In the next batch of problems, we’re going to be looking at sequences of patterns. Your task is to first determine the rules that describe how a particular pattern in the sequence relates to the corresponding index. Then you’ll write a program that generates a chosen pattern from the given sequence.

For each pattern, you’ll have the following input and output:

  • Input: A positive integer n that represents an index in the pattern.
  • Output: The n-th figure of the pattern.

You have already done pattern A in the warmup. Now let’s do three more. (Remember to commit and push your code after you complete each pattern.)

ReadMe

A useful thing to remember here is the print() method’s end= capabilities. Review your lecture slides to remember how to use this.

If you are stuck at any point, revisit the warmup and follow the process outlined for pattern A to think through your approach to these patterns.

Pattern B

Enter a positive integer: 3

1 2 3
2 3
3 

Enter a positive integer: 4

1 2 3 4
2 3 4
3 4
4

Enter a positive integer: 5

1 2 3 4 5
2 3 4 5
3 4 5 
4 5
5

Pattern C

Enter a positive integer: 3

1 
1 2 2 
1 2 2 3 3 3

Enter a positive integer: 4

1 
1 2 2 
1 2 2 3 3 3
1 2 2 3 3 3 4 4 4 4

Enter a positive integer: 5

1 
1 2 2 
1 2 2 3 3 3
1 2 2 3 3 3 4 4 4 4
1 2 2 3 3 3 4 4 4 4 5 5 5 5 5

ReadMe

Pattern C can be generated with three loops: (1) one for each row, (2) one for which number you’re on in the row, and (3) one to generate the repeated number.

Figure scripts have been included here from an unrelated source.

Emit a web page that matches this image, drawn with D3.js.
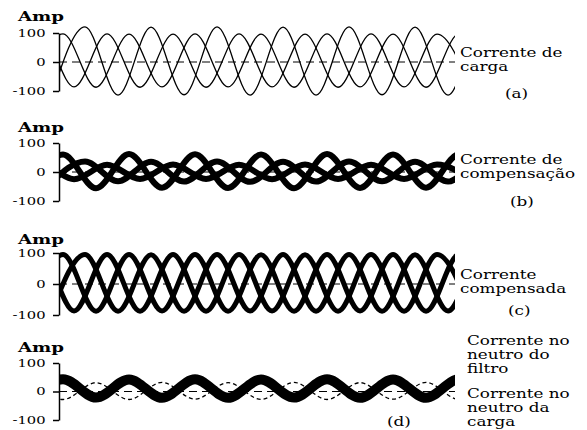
<!DOCTYPE html>
<html>
<head>
<meta charset="utf-8">
<script src="https://cdn.jsdelivr.net/npm/d3@7"></script>
<style>
body { margin: 0; background: #fff; }
svg { display: block; }
text { font-family: "DejaVu Serif", serif; fill: #000; }
</style>
</head>
<body>
<svg id="chart"></svg>
<script>
const width = 587;
const height = 430;

// electrical angle (deg) of each valley/peak; phases shifted by phaseShift
const extremaAngles = [-180, 0, 180, 360, 540, 720, 900, 1080, 1260, 1440, 1620, 1800, 1980, 2160, 2340];
const phaseShift = [0, 120, -120];

// (a) corrente de carga
const loadA = [-86, 97, -87, 96, -86, 97, -86, 96, -87, 97, -86, 96, -87, 97, -86];
const loadB = [-113, 121, -114, 120, -113, 121, -114, 120, -114, 121, -113, 120, -114, 121, -113];
const loadC = [-87, 96, -86, 97, -87, 96, -87, 97, -86, 96, -87, 97, -86, 96, -87];

// (b) corrente de compensação
const compA = [-55, 60, -56, 62, -54, 61, -55, 60, -56, 62, -55, 60, -54, 61, -55];
const compB = [-33, 36, -32, 35, -33, 36, -34, 35, -33, 36, -32, 35, -33, 36, -33];
const compC = [-24, 26, -25, 25, -24, 26, -24, 25, -25, 26, -24, 25, -24, 26, -25];

// (c) corrente compensada
const compdA = [-88, 95, -88, 95, -87, 95, -88, 94, -88, 95, -87, 95, -88, 95, -88];
const compdB = [-87, 95, -88, 94, -88, 95, -87, 95, -88, 95, -88, 94, -87, 95, -88];
const compdC = [-88, 94, -87, 95, -88, 95, -88, 95, -87, 94, -88, 95, -88, 95, -87];

// (d) neutro do filtro / neutro da carga
const filterNeutral = [-22, 43, -21, 42, -22, 43, -22, 42, -21, 43, -22, 42, -22, 43, -21];
const loadNeutral = [32, -28, 31, -28, 32, -27, 31, -28, 32, -28, 31, -27, 32, -28, 31];

const yTicks = [-100, 0, 100];

// the scanned figure is stretched horizontally, so is the text
const stretch = 1.4;

const panels = [
    {
        y100: 33, y0: 91, ampY: 21,
        series: [
            { values: loadA, shift: phaseShift[0], width: 1.3 },
            { values: loadB, shift: phaseShift[1], width: 1.3 },
            { values: loadC, shift: phaseShift[2], width: 1.3 }
        ],
        texts: [
            { x: 460, y: 57, t: "Corrente de" },
            { x: 460, y: 71, t: "carga" },
            { x: 505, y: 98, t: "(a)" }
        ]
    },
    {
        y100: 143, y0: 201, ampY: 132,
        series: [
            { values: compA, shift: phaseShift[0], width: 6 },
            { values: compB, shift: phaseShift[1], width: 6 },
            { values: compC, shift: phaseShift[2], width: 6 }
        ],
        texts: [
            { x: 460, y: 164, t: "Corrente de" },
            { x: 460, y: 178, t: "compensação" },
            { x: 510, y: 206, t: "(b)" }
        ]
    },
    {
        y100: 253, y0: 315, ampY: 244,
        series: [
            { values: compdA, shift: phaseShift[0], width: 5 },
            { values: compdB, shift: phaseShift[1], width: 5 },
            { values: compdC, shift: phaseShift[2], width: 5 }
        ],
        texts: [
            { x: 460, y: 279, t: "Corrente" },
            { x: 460, y: 293, t: "compensada" },
            { x: 508, y: 315, t: "(c)" }
        ]
    },
    {
        y100: 363, y0: 420, ampY: 352,
        series: [
            { values: loadNeutral, shift: 0, width: 1.3, dash: "4,3" },
            { values: filterNeutral, shift: 0, width: 10 }
        ],
        texts: [
            { x: 467, y: 345, t: "Corrente no" },
            { x: 467, y: 359, t: "neutro do" },
            { x: 467, y: 373, t: "filtro" },
            { x: 467, y: 398, t: "Corrente no" },
            { x: 467, y: 412, t: "neutro da" },
            { x: 467, y: 426, t: "carga" },
            { x: 387, y: 426, t: "(d)" }
        ]
    }
];

const svg = d3.select("#chart")
    .attr("width", width)
    .attr("height", height);

const x = d3.scaleLinear()
    .domain([-22, 2138])
    .range([59, 455]);

svg.append("clipPath")
    .attr("id", "clip")
    .append("rect")
    .attr("x", 59).attr("y", 0)
    .attr("width", 396).attr("height", height);

panels.forEach(p => {
    const y = d3.scaleLinear()
        .domain([-100, 100])
        .range([p.y0, p.y100]);

    const g = svg.append("g");

    // zero line
    g.append("line")
        .attr("x1", x.range()[0]).attr("x2", x.range()[1])
        .attr("y1", y(0)).attr("y2", y(0))
        .attr("stroke", "#000")
        .attr("stroke-width", 1)
        .attr("stroke-dasharray", "8,5");

    const line = d3.line()
        .x(d => x(d.angle))
        .y(d => y(d.value))
        .curve(d3.curveMonotoneX);

    p.series.forEach(s => {
        const pts = s.values.map((v, i) => ({ angle: extremaAngles[i] + s.shift, value: v }));
        g.append("path")
            .datum(pts)
            .attr("clip-path", "url(#clip)")
            .attr("fill", "none")
            .attr("stroke", "#000")
            .attr("stroke-width", s.width)
            .attr("stroke-dasharray", s.dash || null)
            .attr("d", line);
    });

    const axis = g.append("g")
        .attr("transform", `translate(${x.range()[0]},0)`)
        .call(d3.axisLeft(y).tickValues(yTicks).tickSize(6).tickSizeOuter(0).tickFormat(d => String(d)));
    axis.select(".domain").attr("stroke-width", 1.5);
    axis.selectAll(".tick line").attr("stroke-width", 1.5);
    axis.selectAll(".tick text")
        .attr("x", 0)
        .attr("transform", `translate(-13.5,0) scale(${stretch},1)`)
        .style("font-family", "DejaVu Serif")
        .style("font-size", "10.5px");

    g.append("text")
        .attr("transform", `translate(18,${p.ampY}) scale(${stretch},1)`)
        .style("font-size", "13px")
        .style("font-weight", "bold")
        .text("Amp");

    p.texts.forEach(t => {
        g.append("text")
            .attr("transform", `translate(${t.x},${t.y}) scale(${stretch},1)`)
            .style("font-size", "12px")
            .text(t.t);
    });
});
</script>
</body>
</html>
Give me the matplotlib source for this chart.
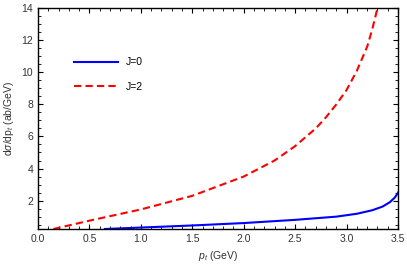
import numpy as np
import matplotlib.pyplot as plt
from matplotlib.ticker import MultipleLocator

plt.rcParams['font.family'] = ['Liberation Sans', 'DejaVu Sans']
plt.rcParams['mathtext.fontset'] = 'custom'
plt.rcParams['mathtext.it'] = 'Liberation Sans:italic'
plt.rcParams['mathtext.rm'] = 'Liberation Sans'

# J=0
pt_j0 = [0.65, 1.0, 1.5, 2.0, 2.5, 2.9, 3.1, 3.25, 3.35, 3.42, 3.47, 3.5]
ds_j0 = [0.23, 0.32, 0.45, 0.6, 0.8, 1.0, 1.18, 1.4, 1.63, 1.9, 2.2, 2.5]

# J=2
pt_j2 = [0.15, 0.5, 1.0, 1.5, 2.0, 2.3, 2.5, 2.7, 2.8, 2.9, 3.0, 3.1, 3.2, 3.25, 3.3]
ds_j2 = [0.23, 0.75, 1.45, 2.3, 3.5, 4.5, 5.4, 6.5, 7.2, 8.0, 8.9, 10.1, 11.6, 12.7, 14.0]

fig = plt.figure(figsize=(4.07, 2.71), dpi=100)
ax = fig.add_axes([0.0934, 0.155, 0.8846, 0.815])

ax.plot(pt_j0, ds_j0, color='#0000ff', lw=1.5, label='J=0')
ax.plot(pt_j2, ds_j2, color='#ff0000', lw=1.5, ls=(0, (3.5, 2)), label='J=2')

ax.set_xlim(0, 3.5)
ax.set_ylim(0.23, 14)
ax.xaxis.set_major_locator(MultipleLocator(0.5))
ax.xaxis.set_minor_locator(MultipleLocator(0.1))
ax.set_yticks([2, 4, 6, 8, 10, 12, 14])
ax.yaxis.set_minor_locator(MultipleLocator(0.5))
ax.tick_params(which='both', direction='in', top=True, right=True, labelsize=7.5, colors='black', labelcolor='#333333')
ax.tick_params(which='major', length=3.5, width=0.8)
ax.tick_params(which='minor', length=2, width=0.6)
ax.xaxis.set_major_formatter(plt.FuncFormatter(lambda v, p: f'{v:.1f}'))
for s in ax.spines.values():
    s.set_linewidth(1.0)

ax.set_xlabel('$p_t$ (GeV)', fontsize=7.5, color='#333333')
ax.set_ylabel(r'd$\sigma$/dp$_t$ (ab/GeV)', fontsize=7.5, color='#333333')

ax.legend(loc='upper left', bbox_to_anchor=(0.074, 0.82), frameon=False, fontsize=7.5,
          handlelength=4.2, labelspacing=1.4)

fig.savefig('out.png', dpi=100)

If you approach this differently and end up using more/less than three loops, that is also completely fine.

Pattern N

Note: This one is a bit more challenging! If you’re struggling with it make sure you finish the last part of the lab and come back to it!

Enter a positive integer: 2

*  *
** *
* **
*  *

Enter a positive integer: 3

*   *
**  *
* * *
*  **
*   *

Enter a positive integer: 4

*    *
**   *
* *  *
*  * *
*   **
*    *

ReadMe

For Pattern N, you can divide the structure into distinct parts:

  1. The top row and bottom row are identical, with two stars separated by spaces.
  2. The middle rows form the diagonal pattern connecting the two stars.

Testing

Don’t forget to test your programs on a variety of inputs. Your programs will be graded using additional inputs (e.g., n = 6 or n = 10).